## Work to complete
All of the data should be output character for character, except the pictures.

## Data segment
______________________________
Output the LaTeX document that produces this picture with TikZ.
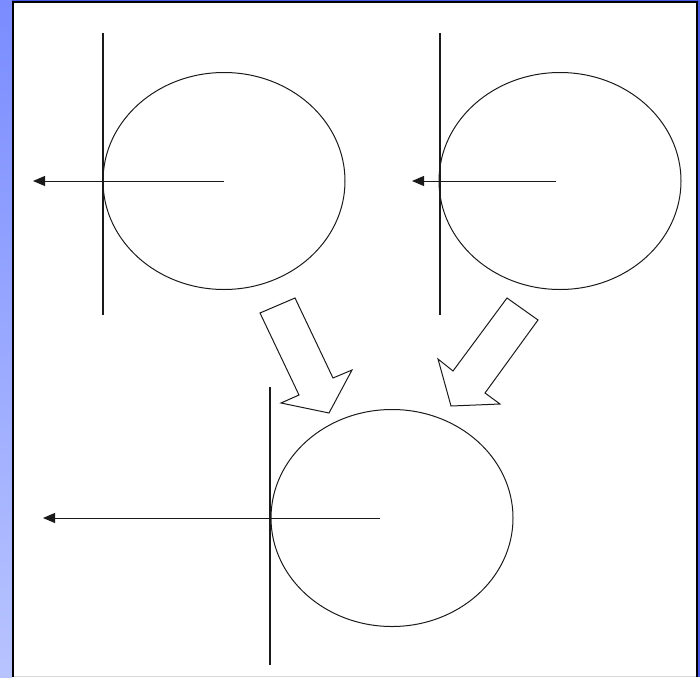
\documentclass[tikz,border=0pt]{standalone}
\usetikzlibrary{shapes.geometric, arrows.meta}

\begin{document}
\begin{tikzpicture}[x=1pt, y=-1pt]
    % Define colours
    \definecolor{stripTop}{RGB}{122,140,255}
    \definecolor{stripBottom}{RGB}{184,196,255}
    \definecolor{edgeBlue}{RGB}{70,90,230}
    \definecolor{lineColour}{HTML}{1A1A1A}

    % Define styles
    \tikzset{
      orbit/.style={ellipse, draw=lineColour, line width=1pt, minimum width=242pt, minimum height=217pt, inner sep=0pt},
      axis/.style={draw=lineColour, line width=1.2pt},
      ray/.style={draw=lineColour, line width=1pt, -{Triangle[length=12pt,width=10pt]}},
      blockarrow/.style={draw=lineColour, fill=white, line width=1pt, line join=miter}
    }

    % Fix the page size
    \useasboundingbox (0,0) rectangle (700,677);

  % Draw the frame
  \shade[top color=stripTop, bottom color=stripBottom] (0,0) rectangle (12,677);
  \fill[edgeBlue] (12,0) rectangle (700,1);
  \fill[edgeBlue] (698,0) rectangle (700,677);
  \draw[black, line width=2pt] (12.5,677) -- (12.5,2) -- (697,2) -- (697,677);
  \draw[gray!30, line width=0.8pt] (14,676) -- (696,676);

  % Upper left circle
  \node[orbit] (left) at (224,181) {};
  \coordinate (leftTop) at (103,33);
  \coordinate (leftBottom) at (103,315);
  \coordinate (leftEnd) at (33,181);
  \draw[axis] (leftTop) -- (leftBottom);
  \draw[ray] (left.center) -- (leftEnd);

  % Upper right circle
  \node[orbit] (right) at (560,181) {};
  \coordinate (rightTop) at (440,33);
  \coordinate (rightBottom) at (440,315);
  \coordinate (rightStart) at (556,181);
  \coordinate (rightEnd) at (412,181);
  \draw[axis] (rightTop) -- (rightBottom);
  \draw[ray] (rightStart) -- (rightEnd);

  % Lower circle
  \node[orbit] (sum) at (392,518) {};
  \coordinate (sumTop) at (270,387);
  \coordinate (sumBottom) at (270,665);
  \coordinate (sumStart) at (380,518);
  \coordinate (sumEnd) at (43,518);
  \draw[axis] (sumTop) -- (sumBottom);
  \draw[ray] (sumStart) -- (sumEnd);

  % Block arrows
  \draw[blockarrow] (260,313) -- (295,298) -- (333,378) -- (352,370)
    -- (329,413) -- (281,403) -- (299,395) -- cycle;
  \draw[blockarrow] (507,298) -- (538,320) -- (485,393) -- (500,404)
    -- (451,406) -- (438,359) -- (453,371) -- cycle;

\end{tikzpicture}
\end{document}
______________________________
## Answer
Output the LaTeX document that produces this picture with TikZ.
\documentclass[tikz,border=0pt]{standalone}
\usetikzlibrary{shapes.geometric, arrows.meta}

\begin{document}
\begin{tikzpicture}[x=1pt, y=-1pt]
    % Define colours
    \definecolor{stripTop}{RGB}{122,140,255}
    \definecolor{stripBottom}{RGB}{184,196,255}
    \definecolor{edgeBlue}{RGB}{70,90,230}
    \definecolor{lineColour}{HTML}{1A1A1A}

    % Define styles
    \tikzset{
      orbit/.style={ellipse, draw=lineColour, line width=1pt, minimum width=242pt, minimum height=217pt, inner sep=0pt},
      axis/.style={draw=lineColour, line width=1.2pt},
      ray/.style={draw=lineColour, line width=1pt, -{Triangle[length=12pt,width=10pt]}},
      blockarrow/.style={draw=lineColour, fill=white, line width=1pt, line join=miter}
    }

    % Fix the page size
    \useasboundingbox (0,0) rectangle (700,677);

  % Draw the frame
  \shade[top color=stripTop, bottom color=stripBottom] (0,0) rectangle (12,677);
  \fill[edgeBlue] (12,0) rectangle (700,1);
  \fill[edgeBlue] (698,0) rectangle (700,677);
  \draw[black, line width=2pt] (12.5,677) -- (12.5,2) -- (697,2) -- (697,677);
  \draw[gray!30, line width=0.8pt] (14,676) -- (696,676);

  % Upper left circle
  \node[orbit] (left) at (224,181) {};
  \coordinate (leftTop) at (103,33);
  \coordinate (leftBottom) at (103,315);
  \coordinate (leftEnd) at (33,181);
  \draw[axis] (leftTop) -- (leftBottom);
  \draw[ray] (left.center) -- (leftEnd);

  % Upper right circle
  \node[orbit] (right) at (560,181) {};
  \coordinate (rightTop) at (440,33);
  \coordinate (rightBottom) at (440,315);
  \coordinate (rightStart) at (556,181);
  \coordinate (rightEnd) at (412,181);
  \draw[axis] (rightTop) -- (rightBottom);
  \draw[ray] (rightStart) -- (rightEnd);

  % Lower circle
  \node[orbit] (sum) at (392,518) {};
  \coordinate (sumTop) at (270,387);
  \coordinate (sumBottom) at (270,665);
  \coordinate (sumStart) at (380,518);
  \coordinate (sumEnd) at (43,518);
  \draw[axis] (sumTop) -- (sumBottom);
  \draw[ray] (sumStart) -- (sumEnd);

  % Block arrows
  \draw[blockarrow] (260,313) -- (295,298) -- (333,378) -- (352,370)
    -- (329,413) -- (281,403) -- (299,395) -- cycle;
  \draw[blockarrow] (507,298) -- (538,320) -- (485,393) -- (500,404)
    -- (451,406) -- (438,359) -- (453,371) -- cycle;

\end{tikzpicture}
\end{document}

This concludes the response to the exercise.